Figure 4: Rate of DNS queries for .club and .hsbc, grouped by source autonomous system.
Earlier this year Verisign implemented a botnet sinkhole and analyzed the received traffic. This botnet utilizes more than 1,500 second-level domain names, likely for command and control. We observed queries from approximately 50,000 clients every day. As an experiment, we configured our sinkhole name servers to return SERVFAIL and REFUSED responses for two of the botnet domain names.
When configured to return a valid answer, each domain name’s query rate peaks at about 50 queries per second. However, when configured to return SERVFAIL, the query rate for a single domain name increases to 60,000 per second, as shown in Figure 5. Further, the query rate for the botnet domain name also increases at the TLD and root name servers, even though those services are functioning normally and data relevant to the botnet domain name has not changed – just as with the two outages described above. Figure 6 shows data from the same experiment (although for a different date), colored by the source autonomous system.

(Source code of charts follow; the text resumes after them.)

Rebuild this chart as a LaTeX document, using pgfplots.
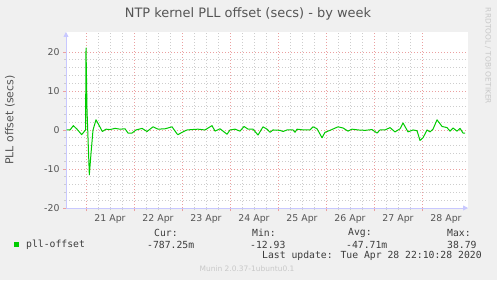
\documentclass[border=0pt]{standalone}
\usepackage{fontspec}
\setmainfont{DejaVu Sans}
\newfontfamily\monof{DejaVu Sans Mono}
\usepackage{pgfplots}
\pgfplotsset{compat=1.18}
\usetikzlibrary{arrows.meta}
\definecolor{bg}{RGB}{240,240,240}
\definecolor{mgrid}{RGB}{235,160,160}
\definecolor{ngrid}{RGB}{205,205,205}
\definecolor{axblue}{RGB}{200,200,255}
\definecolor{lgreen}{RGB}{0,204,0}
\definecolor{txt}{RGB}{85,85,85}
\definecolor{ltxt}{RGB}{60,60,60}
\definecolor{faint}{RGB}{200,200,200}
\begin{document}
\begin{tikzpicture}[x=1bp,y=1bp]
\fill[bg] (0,0) rectangle (497,280);
\useasboundingbox (0,0) rectangle (497,280);
\begin{axis}[
  at={(66bp,72bp)}, anchor=south west,
  scale only axis, width=402bp, height=176bp,
  xmin=20.583, xmax=28.958, ymin=-20, ymax=25.1,
  axis background/.style={fill=white},
  axis lines=left,
  axis line style={draw=axblue, line width=0.8bp},
  every outer x axis line/.append style={-{Triangle[length=5bp,width=5bp]}},
  every outer y axis line/.append style={-{Triangle[length=5bp,width=5bp]}},
  xtick={21,...,28},
  xticklabels={21 Apr,22 Apr,23 Apr,24 Apr,25 Apr,26 Apr,27 Apr,28 Apr},
  x tick label style={xshift=24bp, font=\fontsize{9.4}{10}\selectfont, text=txt},
  ytick={-20,-10,0,10,20},
  yticklabels={-20,-10,0,10,20},
  y tick label style={font=\fontsize{9.4}{10}\selectfont, text=txt},
  minor x tick num=3,
  minor y tick num=4,
  grid=both,
  major grid style={draw=mgrid, line width=0.6bp, dash pattern=on 1bp off 2bp},
  minor grid style={draw=ngrid, line width=0.6bp, dash pattern=on 1bp off 2bp},
  tick align=outside,
  major tick length=3bp, minor tick length=2bp,
  major tick style={draw=mgrid, line width=0.6bp},
  minor tick style={draw=ngrid, line width=0.6bp},
  clip=false,
]
\addplot[lgreen, line width=1bp, line join=round] coordinates {
(20.598,0) (20.667,0) (20.735,1.1) (20.8125,0.2) (20.910,-1.2) (20.969,-0.3) (20.990,0)
(21.0,21) (21.021,5) (21.069,-11.5) (21.104,-6) (21.146,0) (21.208,2.6) (21.271,1.2)
(21.340,-0.4) (21.417,0.2) (21.5,0.1) (21.604,0.4) (21.708,0.2) (21.8125,0.3) (21.875,-0.8)
(21.958,-0.8) (22.042,0) (22.167,0.4) (22.271,-0.4) (22.396,0.8) (22.5,0.2) (22.646,0.3)
(22.792,0.8) (22.896,-1.0) (22.917,-1.2) (23.0,-0.6) (23.104,0) (23.208,0.1) (23.333,0.2)
(23.479,0) (23.583,0.8) (23.625,1.1) (23.6875,-0.3) (23.792,0.3) (23.9375,-1.1) (24.0,0)
(24.104,0.2) (24.208,-0.3) (24.292,0.9) (24.375,0.2) (24.479,0.2) (24.583,-1.3) (24.6875,0.8)
(24.771,0.2) (24.833,-0.6) (24.896,0) (25.042,-0.1) (25.104,-0.4) (25.1875,0) (25.3125,0)
(25.354,-0.6) (25.396,0.2) (25.521,0) (25.667,0) (25.729,0.8) (25.8125,0.3) (25.917,-2.0)
(25.979,-0.6) (26.083,-0.1) (26.25,0.8) (26.354,0.5) (26.458,-0.3) (26.542,0.2) (26.667,0)
(26.8125,-0.1) (26.958,0.1) (27.0625,-0.8) (27.125,0) (27.229,0) (27.333,0.6) (27.4375,-0.5)
(27.542,0.3) (27.604,1.8) (27.708,-0.5) (27.8125,0) (27.896,-0.2) (27.958,-2.7) (28.021,-2.0)
(28.104,0) (28.167,-0.5) (28.229,0.2) (28.3125,2.6) (28.417,0.9) (28.521,0.6) (28.583,-0.3)
(28.646,0.5) (28.729,-0.3) (28.792,0.4) (28.854,-0.8) (28.896,-0.8)
};
\end{axis}
\node[text=txt, font=\fontsize{13}{13}\selectfont] at (248,266) {NTP kernel PLL offset (secs) - by week};
\node[text=txt, rotate=90, font=\fontsize{11}{11}\selectfont] at (10,160) {PLL offset (secs)};
\node[text=faint, rotate=-90, font=\fontsize{7.5}{8}\selectfont] at (488,224) {RRDTOOL / TOBI OETIKER};
\fill[lgreen] (14,33) rectangle (19,38);
\begin{scope}[every node/.style={anchor=west, inner sep=0, text=ltxt, font=\monof\fontsize{9.8}{10}\selectfont}]
\node at (26,35) {pll-offset};
\node at (154,47) {Cur:};
\node at (147,35) {-787.25m};
\node at (252,47) {Min:};
\node at (250,35) {-12.93};
\node at (348,47) {Avg:};
\node at (346,35) {-47.71m};
\node at (447,47) {Max:};
\node at (447,35) {38.79};
\node at (262,24) {Last update: Tue Apr 28 22:10:28 2020};
\end{scope}
\node[text=faint, font=\fontsize{7.5}{8}\selectfont] at (247,11) {Munin 2.0.37-1ubuntu0.1};
\end{tikzpicture}
\end{document}
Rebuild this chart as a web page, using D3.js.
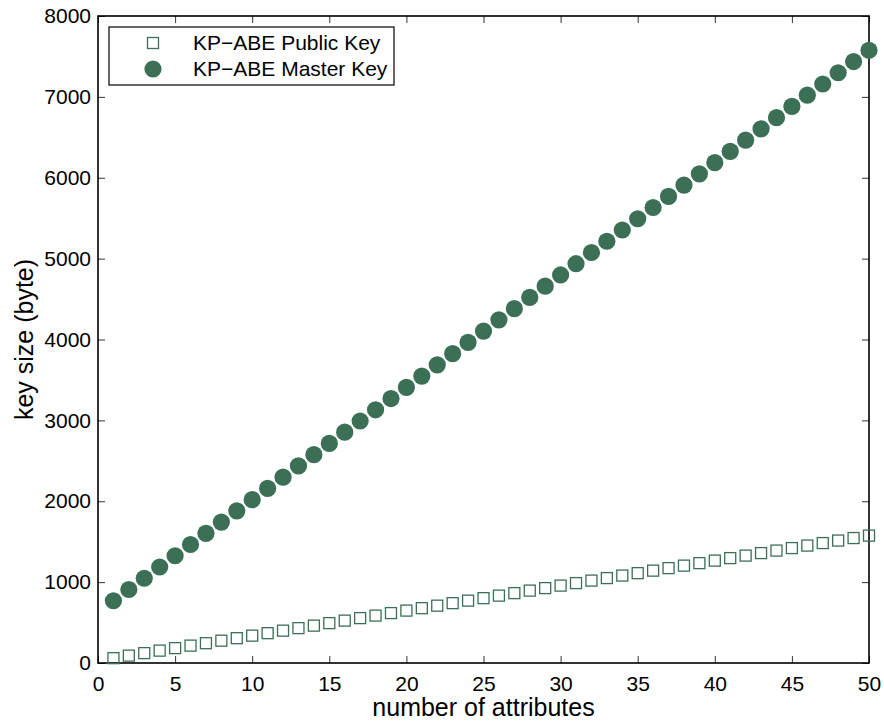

Here, we can see that approximately half of the increased query traffic is generated by one organization’s recursive resolvers.
Figure 5: Query rates to name servers for one domain name experimentally configured to return SERVFAIL.
Figure 6: Query rates to botnet sinkhole name servers, grouped by autonomous system, when one domain name is experimentally configured to return SERVFAIL.
These two outages and one experiment all demonstrate that recursive name servers can become unnecessarily aggressive when responses to queries are not received due to connectivity issues, timeouts, or misconfigurations.
In each of these three cases, we observe significant query rate increases from recursive resolvers across the internet – with particular contributors, such as Google Public DNS and Cloudflare’s resolver, identified on each occasion.
Often in cases like this we turn to internet standards for guidance. RFC 2308 is a 1998 Standards Track specification that describes negative caching of DNS queries. The RFC covers name errors (e.g., NXDOMAIN), no data, server failures, and timeouts. Unfortunately, it states that negative caching for server failures and timeouts is optional. We have submitted an Internet-Draft that proposes updating RFC 2308 to require negative caching for DNS resolution failures.
We believe it is important for the security, stability and resiliency of the internet’s DNS infrastructure that the implementers of recursive resolvers and public DNS services carefully consider how their systems behave in circumstances where none of a domain name’s authoritative name servers are providing responses, yet the parent zones are providing proper referrals. We feel it is difficult to rationalize the patterns that we are currently observing, such as hundreds of queries per second from individual recursive resolver sources. The global DNS would be better served by more appropriate rate limiting, and algorithms such as exponential backoff, to address these types of cases we’ve highlighted here. Verisign remains committed to leading and contributing to the continued security, stability and resiliency of the DNS for all global internet users.